Abstract

Abstract The Santa Barbara Field is located in the North Monagas Area, Eastern Venezuela Basin. Reservoirs in the area are characterized by high initial temperature and pressure, and high initial production rates. The drive mechanism is solution gas drive and fluid expansion, with reservoir pressure declining rapidly. The hydrocarbon column varies from a gas-condensate cap at the top of the structure to heavy oil at the bottom. A detailed petrophysical model was necessary to optimize the secondary recovery processes implemented in the field. The petrophysical characterization incorporated the analysis of the complex variations in pore and pore throat geometry that control initial and residual fluid distribution and fluid flow through the reservoirs.

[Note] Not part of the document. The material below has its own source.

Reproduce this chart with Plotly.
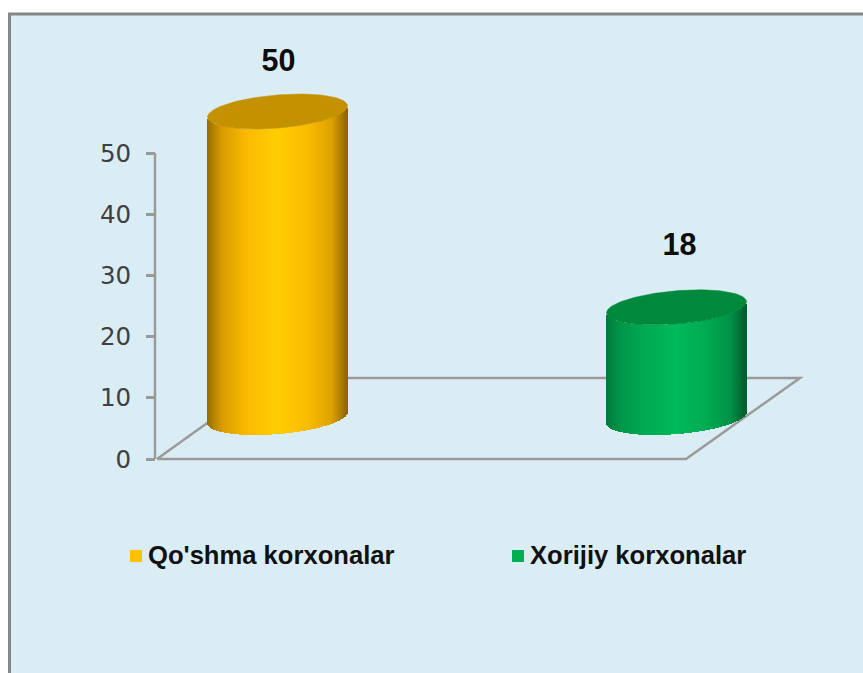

Conventional porosity and permeability, mercury injection capillary pressure, relative permeability, and mineralogical data were used to characterize the reservoir pore systems into rock types having similar flow and storage capacity. Water Saturation, all of which is considered immobile, was found to be dependent on rock type, with pore throat being the dominant control on the flow characteristics of the reservoirs. Mercury injection capillary pressure data provided useful information about effective pore throat radii, which were semi-quantitatively related to several reservoir responses, such as permeability, porosity, irreducible water saturation, and a capillary pressure profile or pore throat type curve. Plots of pore throat obtained from empirical equations versus pore throat estimated from capillary pressure tests showed that the dominant interconnected pore system that controls flow in the reservoirs is best represented by the pore throat on a capillary pressure curve corresponding to 45% mercury saturation. Rock types were considered for the definition of injection intervals, and were also used to construct stratigraphic flow profiles, which were validated with production logs. Grouping similar rock types was found to be an excellent method for defining simulation layers. Rock type areal distribution maps were constructed to help delineate the best reservoir areas. The characterization of a reservoir into rock types in order to determine flow units effectively integrates geological, petrophysical and production data into descriptions of zones with similar flow characteristics, and is fundamental for the development of secondary recovery processes.